What if you’re the one being asked to co-sign? Since being a co-signer on someone else’s card can end up hurting your credit score, you’ll want to think long and hard before signing on the dotted line. Here are several ground rules worth considering to avoid that scenario.
Vet the applicant
Unless your child is the applicant for whom you’re cosigning, you’ll want to get a better sense of the person’s financial background. Although engaging in this type of conversation with a friend can be awkward, it can help ease any anxieties you might have about being a co-signer. Plus, if it turns out that your friend has a bad habit of maxing out cards and missing payments, you’ll want to think twice about helping him open up a new credit card account. Ultimately, doing so will protect his finances just as much as yours.
Explain the importance of responsible credit card use
Just because co-signing on a child’s credit card application is fairly common doesn’t mean it should be taken lightly. To ensure the entire process goes smoothly, sit your child down and underscore the importance of responsible credit card use. Explain how he or she shouldn’t spend more than 30% of the monthly limit and that failing to pay off the balance each month can result in fees and will hurt both of your credit scores.

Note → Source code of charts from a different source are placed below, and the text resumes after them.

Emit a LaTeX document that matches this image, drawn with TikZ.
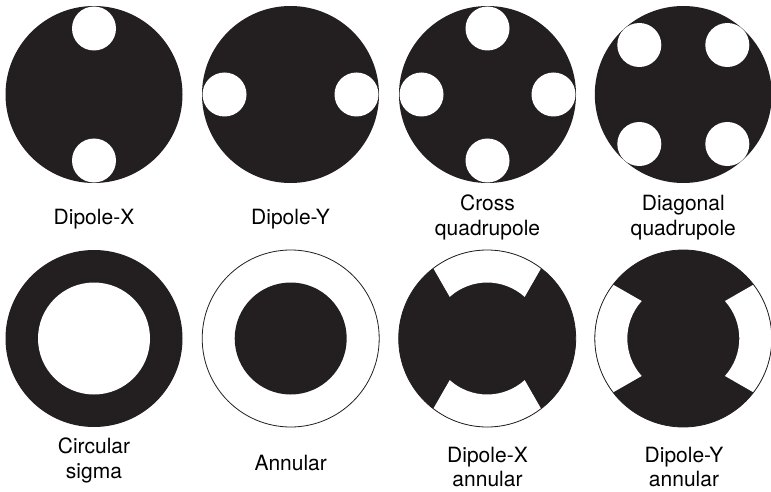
\documentclass[tikz,border=0pt]{standalone}
\usepackage{fontspec}
\setmainfont{TeX Gyre Heros}
\usetikzlibrary{positioning}
\definecolor{ink}{HTML}{231F20}

\begin{document}
\begin{tikzpicture}[x=1pt, y=1pt, font=\fontsize{21}{24.3}\selectfont,
  lbl/.style={align=center, inner sep=0pt, anchor=base},
  rim/.style={draw=ink, line width=0.8pt}]
  \useasboundingbox (0,0) rectangle (771,491);
  \def\apR{88.5}   % aperture radius
  \def\poleR{22}   % pole radius
  \def\poleD{66}   % pole offset from centre
  \def\ringR{56}   % inner radius of annulus
  \def\outA{37.5}  % half width of annular pole, outer edge
  \def\inA{42}     % half width of annular pole, inner edge

  %% ── Top row: pole apertures ───────────────────────────────
  %% Dipole-X
  \begin{scope}[shift={(94,396.5)}]
    \fill[ink] (0,0) circle (\apR);
    \foreach \a in {90,270}
      \fill[white] (\a:\poleD) circle (\poleR);
  \end{scope}
  %% Dipole-Y
  \begin{scope}[shift={(290.5,396.5)}]
    \fill[ink] (0,0) circle (\apR);
    \foreach \a in {0,180}
      \fill[white] (\a:\poleD) circle (\poleR);
  \end{scope}
  %% Cross quadrupole
  \begin{scope}[shift={(487.5,396.5)}]
    \fill[ink] (0,0) circle (\apR);
    \foreach \a in {0,90,180,270}
      \fill[white] (\a:\poleD) circle (\poleR);
  \end{scope}
  %% Diagonal quadrupole
  \begin{scope}[shift={(683.3,396.5)}]
    \fill[ink] (0,0) circle (\apR);
    \foreach \sx/\sy in {1/1,-1/1,-1/-1,1/-1}
      \fill[white] (\sx*44,\sy*49.5) circle (\poleR);
  \end{scope}

  %% ── Bottom row: ring apertures ────────────────────────────
  %% Circular sigma
  \begin{scope}[shift={(94,152.5)}]
    \fill[ink] (0,0) circle (\apR);
    \fill[white] (0,0) circle (\ringR);
  \end{scope}
  %% Annular
  \begin{scope}[shift={(290.7,152.5)}]
    \fill[ink] (0,0) circle (\ringR);
    \draw[rim] (0,0) circle (\apR);
  \end{scope}
  %% Dipole-X annular
  \begin{scope}[shift={(487.2,152.5)}]
    \fill[ink] (0,0) circle (\apR);
    \foreach \a in {90,270}
      \fill[white] (\a-\outA:\apR)
        arc[start angle=\a-\outA, end angle=\a+\outA, radius=\apR]
        -- (\a+\inA:\ringR)
        arc[start angle=\a+\inA, end angle=\a-\inA, radius=\ringR] -- cycle;
    \draw[rim] (0,0) circle (\apR);
  \end{scope}
  %% Dipole-Y annular
  \begin{scope}[shift={(683.3,152.5)}]
    \fill[ink] (0,0) circle (\apR);
    \foreach \a in {0,180}
      \fill[white] (\a-\outA:\apR)
        arc[start angle=\a-\outA, end angle=\a+\outA, radius=\apR]
        -- (\a+\inA:\ringR)
        arc[start angle=\a+\inA, end angle=\a-\inA, radius=\ringR] -- cycle;
    \draw[rim] (0,0) circle (\apR);
  \end{scope}

  %% ── Labels (base = last line) ─────────────────────────────
  \node[lbl] (dipx)  at (94,267)    {Dipole-X};
  \node[lbl] (dipy)  at (290.5,267) {Dipole-Y};
  \node[lbl] (cross) at (487.5,256) {Cross\\quadrupole};
  \node[lbl] (diag)  at (683.3,256) {Diagonal\\quadrupole};
  \node[lbl] (sigma) at (94,13)     {Circular\\sigma};
  \node[lbl] (annul) at (290.7,21)  {Annular};
  \node[lbl] (dipxa) at (487.5,4.3) {Dipole-X\\annular};
  \node[lbl] (dipya) at (684,4.3)   {Dipole-Y\\annular};
\end{tikzpicture}
\end{document}
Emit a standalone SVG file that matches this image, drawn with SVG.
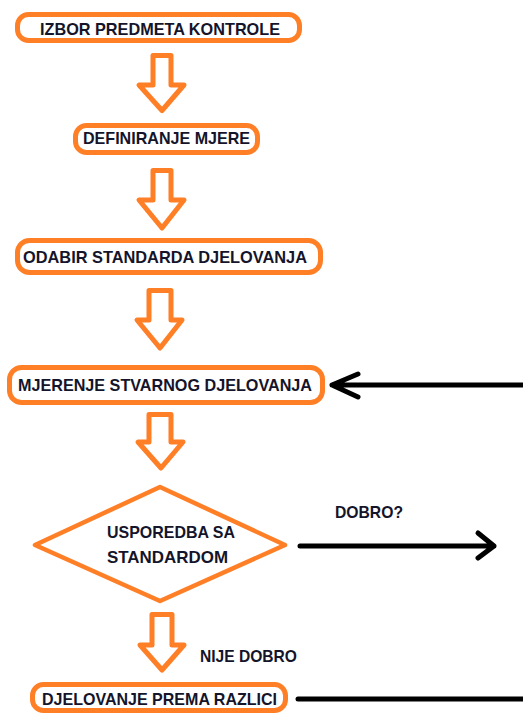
<svg xmlns="http://www.w3.org/2000/svg" width="523" height="713" viewBox="0 0 523 713">
<style>
.box{fill:#fff;stroke:#FF7F27;stroke-width:5}
.blk{fill:#fff;stroke:#FF7F27;stroke-width:5;stroke-linejoin:round}
.dia{fill:#fff;stroke:#FF7F27;stroke-width:4.5;stroke-linejoin:round}
.t{font-family:"Liberation Sans",Arial,sans-serif;font-weight:bold;font-size:17px;fill:#14142a}
.ln{fill:none;stroke:#000;stroke-width:5;stroke-linecap:round;stroke-linejoin:round}
</style>
<rect width="523" height="713" fill="#fff"/>
<g id="connectors">
<path class="blk" d="M153,55.5 H171 V85 H184 L162,110.5 L139,85 H153 Z"/>
<path class="blk" d="M153,170.5 H171 V200 H184 L162,228 L139,200 H153 Z"/>
<path class="blk" d="M149,290.5 H171 V320 H182 L160,348 L137,320 H149 Z"/>
<path class="blk" d="M149,414.5 H171 V442 H183 L161,468 L138,442 H149 Z"/>
<path class="blk" d="M152,614.5 H172 V645 H184 L162,670 L140,645 H152 Z"/>
<path class="ln" d="M523,385 H332 M358,374 L332,385 L358,397"/>
<path class="ln" d="M300,546 H494 M478,533 L494,546 L478,558"/>
<path class="ln" d="M298,699 H523"/>
<text class="t" x="335" y="518" textLength="68" lengthAdjust="spacingAndGlyphs">DOBRO?</text>
<text class="t" x="200" y="662" textLength="97" lengthAdjust="spacingAndGlyphs">NIJE DOBRO</text>
</g>
<g id="n1">
<rect class="box" x="17.5" y="14.5" width="282" height="26" rx="11"/>
<text class="t" x="40" y="35" textLength="240" lengthAdjust="spacingAndGlyphs">IZBOR PREDMETA KONTROLE</text>
</g>
<g id="n2">
<rect class="box" x="75.5" y="125.5" width="182" height="27" rx="11"/>
<text class="t" x="83" y="144" textLength="167" lengthAdjust="spacingAndGlyphs">DEFINIRANJE MJERE</text>
</g>
<g id="n3">
<rect class="box" x="17.5" y="240.5" width="303" height="32" rx="12"/>
<text class="t" x="23" y="263" textLength="284" lengthAdjust="spacingAndGlyphs">ODABIR STANDARDA DJELOVANJA</text>
</g>
<g id="n4">
<rect class="box" x="9.5" y="367.5" width="313" height="35" rx="12"/>
<text class="t" x="18" y="391" textLength="294" lengthAdjust="spacingAndGlyphs">MJERENJE STVARNOG DJELOVANJA</text>
</g>
<g id="n5">
<polygon class="dia" points="160,487 285,545 160,601 35,545"/>
<text class="t" x="107" y="538" textLength="128" lengthAdjust="spacingAndGlyphs">USPOREDBA SA</text>
<text class="t" x="107" y="563" textLength="121" lengthAdjust="spacingAndGlyphs">STANDARDOM</text>
</g>
<g id="n6">
<rect class="box" x="32.5" y="684.5" width="253" height="26" rx="11"/>
<text class="t" x="42" y="705" textLength="235" lengthAdjust="spacingAndGlyphs">DJELOVANJE PREMA RAZLICI</text>
</g>
</svg>
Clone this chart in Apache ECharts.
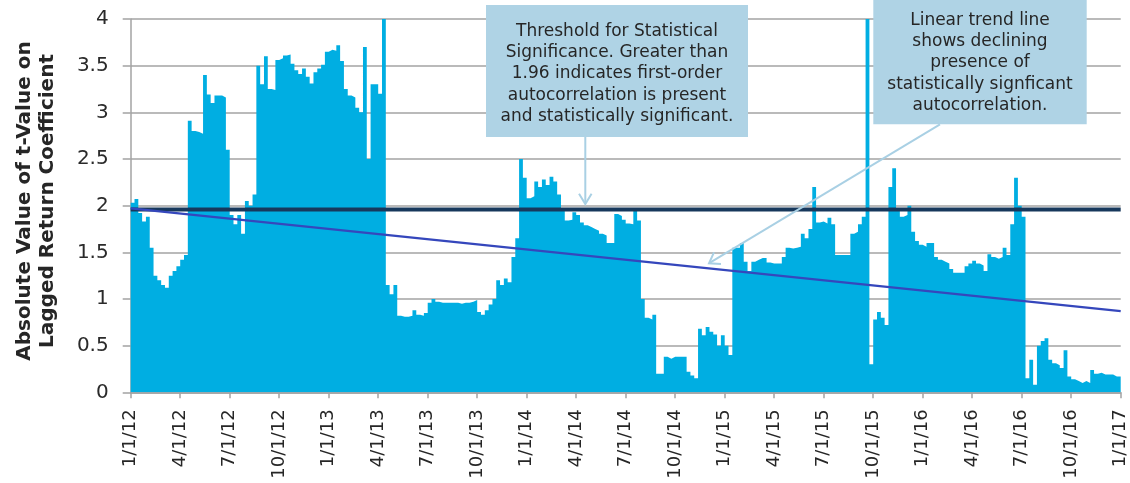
<!DOCTYPE html>
<html><head><meta charset="utf-8">
<script src="https://cdn.jsdelivr.net/npm/echarts@6/dist/echarts.min.js"></script>
<style>html,body{margin:0;padding:0;background:#fff}#c{width:1130px;height:483px}</style>
</head><body><div id="c"></div>
<script>
// Quarter tick labels
const xLabels = ['1/1/12','4/1/12','7/1/12','10/1/12','1/1/13','4/1/13','7/1/13','10/1/13','1/1/14','4/1/14','7/1/14','10/1/14','1/1/15','4/1/15','7/1/15','10/1/15','1/1/16','4/1/16','7/1/16','10/1/16','1/1/17'];
// Weekly |t-values|, one array per year (52 weeks each)
const y2012 = [2.03,2.07,1.92,1.83,1.88,1.55,1.25,1.20,1.15,1.12,1.25,1.30,1.35,1.42,1.47,2.91,2.80,2.79,2.77,3.40,3.19,3.10,3.18,3.18,3.16,2.60,1.90,1.80,1.90,1.70,2.05,2.00,2.12,3.50,3.30,3.60,3.25,3.24,3.56,3.58,3.61,3.62,3.52,3.45,3.41,3.47,3.38,3.31,3.43,3.47,3.51,3.65];
const y2013 = [3.67,3.66,3.72,3.55,3.25,3.18,3.16,3.05,3.00,3.70,2.50,3.30,3.30,3.20,4.00,1.15,1.05,1.15,0.82,0.81,0.81,0.82,0.88,0.83,0.82,0.85,0.96,1.00,0.97,0.96,0.96,0.96,0.96,0.96,0.95,0.96,0.96,0.97,0.99,0.86,0.83,0.88,0.94,1.00,1.20,1.15,1.22,1.18,1.45,1.65,2.50,2.30];
const y2014 = [2.08,2.10,2.26,2.20,2.28,2.22,2.31,2.26,2.12,1.95,1.84,1.85,1.93,1.90,1.82,1.79,1.77,1.75,1.73,1.70,1.68,1.60,1.60,1.91,1.89,1.85,1.81,1.80,1.97,1.84,1.00,0.80,0.78,0.83,0.20,0.20,0.38,0.36,0.38,0.38,0.38,0.38,0.22,0.18,0.15,0.68,0.61,0.70,0.65,0.62,0.50,0.61];
const y2015 = [0.50,0.40,1.55,1.55,1.60,1.40,1.30,1.40,1.42,1.44,1.44,1.39,1.38,1.38,1.38,1.45,1.55,1.54,1.55,1.56,1.70,1.65,1.75,2.20,1.82,1.83,1.81,1.87,1.80,1.47,1.47,1.47,1.47,1.70,1.72,1.80,1.88,4.00,0.30,0.78,0.86,0.80,0.72,2.20,2.40,1.95,1.88,1.90,2.00,1.72,1.62,1.58];
const y2016 = [1.56,1.60,1.60,1.45,1.42,1.40,1.38,1.32,1.28,1.28,1.28,1.35,1.38,1.41,1.38,1.36,1.30,1.48,1.45,1.43,1.45,1.55,1.47,1.80,2.30,2.00,1.88,0.15,0.35,0.08,0.50,0.55,0.58,0.35,0.31,0.29,0.26,0.45,0.17,0.14,0.12,0.10,0.12,0.10,0.24,0.20,0.21,0.19,0.19,0.19,0.17,0.17];
const threshold = 1.96;          // significance threshold
const trendEnds = [1.97, 0.87];  // linear trend line at start and end
const weeksPerQuarter = 13;

const values = [].concat(y2012, y2013, y2014, y2015, y2016);
const n = values.length;
const areaData = values.map((v, i) => [i, v]);
areaData.push([n, values[n - 1]]);

const FONT = "'DejaVu Sans', sans-serif";
const GRID = '#A3A3A3';
const BOX = '#AFD3E5';
const ARROW = '#A9D0E4';

function arrowHead(tipX, tipY, fromX, fromY, len, spread) {
  const a = Math.atan2(fromY - tipY, fromX - tipX);
  return [
    [tipX + len * Math.cos(a + spread), tipY + len * Math.sin(a + spread)],
    [tipX, tipY],
    [tipX + len * Math.cos(a - spread), tipY + len * Math.sin(a - spread)]
  ];
}

const chart = echarts.init(document.getElementById('c'), null, { renderer: 'canvas' });
chart.setOption({
  animation: false,
  grid: { left: 130.7, right: 9.3, top: 19, bottom: 90.7 },
  xAxis: {
    type: 'value', min: 0, max: n, interval: weeksPerQuarter,
    axisLine: { lineStyle: { color: GRID, width: 1.5 } },
    axisTick: { show: true, length: 6, lineStyle: { color: GRID, width: 1.5 } },
    splitLine: { show: false },
    axisLabel: {
      rotate: 90, margin: 17, fontSize: 18, color: '#262626', fontFamily: FONT,
      showMinLabel: true, showMaxLabel: true, hideOverlap: false,
      formatter: v => xLabels[Math.round(v / weeksPerQuarter)] || ''
    }
  },
  yAxis: {
    type: 'value', min: 0, max: 4, interval: 0.5,
    axisLine: { show: true, lineStyle: { color: GRID, width: 1.5 } },
    axisTick: { show: true, length: 8, lineStyle: { color: GRID, width: 1.5 } },
    splitLine: { show: true, lineStyle: { color: GRID, width: 1.5 } },
    axisLabel: { margin: 22, fontSize: 20, color: '#2a2a2a', fontFamily: FONT }
  },
  series: [
    {
      type: 'line', data: areaData, step: 'end', symbol: 'none', silent: true,
      lineStyle: { width: 0 }, areaStyle: { color: '#00AEE2', opacity: 1 }, z: 2
    },
    {
      type: 'line', data: [[0, threshold], [n, threshold]], symbol: 'none', silent: true,
      lineStyle: { color: '#17385C', width: 4 }, z: 3
    },
    {
      type: 'line', data: [[0, trendEnds[0]], [n, trendEnds[1]]], symbol: 'none', silent: true,
      lineStyle: { color: '#3547BC', width: 2.2 }, z: 4
    }
  ],
  graphic: [
    {
      type: 'text', x: 36.5, y: 201, rotation: Math.PI / 2, z: 10,
      style: {
        text: 'Absolute Value of t-Value on\nLagged Return Coefficient',
        font: "bold 20px 'DejaVu Sans', sans-serif", fill: '#262626',
        align: 'center', verticalAlign: 'middle', textAlign: 'center', textVerticalAlign: 'middle',
        lineHeight: 23
      }
    },
    { type: 'rect', z: 20, shape: { x: 486, y: 5, width: 262, height: 132 }, style: { fill: BOX } },
    {
      type: 'text', x: 617, y: 74, z: 21,
      style: {
        text: 'Threshold for Statistical\nSignificance. Greater than\n1.96 indicates first-order\nautocorrelation is present\nand statistically significant.',
        font: '17px ' + FONT, fill: '#262626', lineHeight: 21.2,
        align: 'center', verticalAlign: 'middle', textAlign: 'center', textVerticalAlign: 'middle'
      }
    },
    { type: 'line', z: 21, shape: { x1: 585.3, y1: 137, x2: 585.3, y2: 203 }, style: { stroke: ARROW, lineWidth: 2 } },
    { type: 'polyline', z: 21, shape: { points: arrowHead(585.3, 204, 585.3, 137, 12, 0.55) }, style: { stroke: ARROW, lineWidth: 2, fill: null } },
    { type: 'rect', z: 20, shape: { x: 873.3, y: -5, width: 213.4, height: 129.3 }, style: { fill: BOX } },
    {
      type: 'text', x: 980, y: 63, z: 21,
      style: {
        text: 'Linear trend line\nshows declining\npresence of\nstatistically signficant\nautocorrelation.',
        font: '17px ' + FONT, fill: '#262626', lineHeight: 21.1,
        align: 'center', verticalAlign: 'middle', textAlign: 'center', textVerticalAlign: 'middle'
      }
    },
    { type: 'line', z: 21, shape: { x1: 940, y1: 124.3, x2: 710, y2: 262.7 }, style: { stroke: ARROW, lineWidth: 2 } },
    { type: 'polyline', z: 21, shape: { points: arrowHead(709, 263.3, 940, 124.3, 12, 0.6) }, style: { stroke: ARROW, lineWidth: 2, fill: null } }
  ]
});
</script></body></html>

Make sure you can afford the risk
Even if your friend is on his or her knees begging you to co-sign on a credit card, put your own financial interests first. It may be that you’re in a situation where your credit score really can’t afford to take a hit, like in the years leading up to a home mortgage application. What’s more, if you’re having a tough time making ends meet as is, you might want to hold off on co-signing on someone’s credit card application.
Keep an eye on the account balance
Whether it’s your child or a friend, the primary cardholder for whom you’ve decided to serve as a co-signer might not possess the best personal finance skills yet. For that reason, keep an eye on the account balance to make sure that payments are made in full and on time. To help the primary cardholder out, consider setting up payment alerts on their phone or email account.
The takeaway: Because your credit score is at stake every time you co-sign on a credit card application, it’s a good idea to set some ground rules. Doing so is a win-win since you’re protecting your financial well-being and helping your child or friend develop healthy spending habits.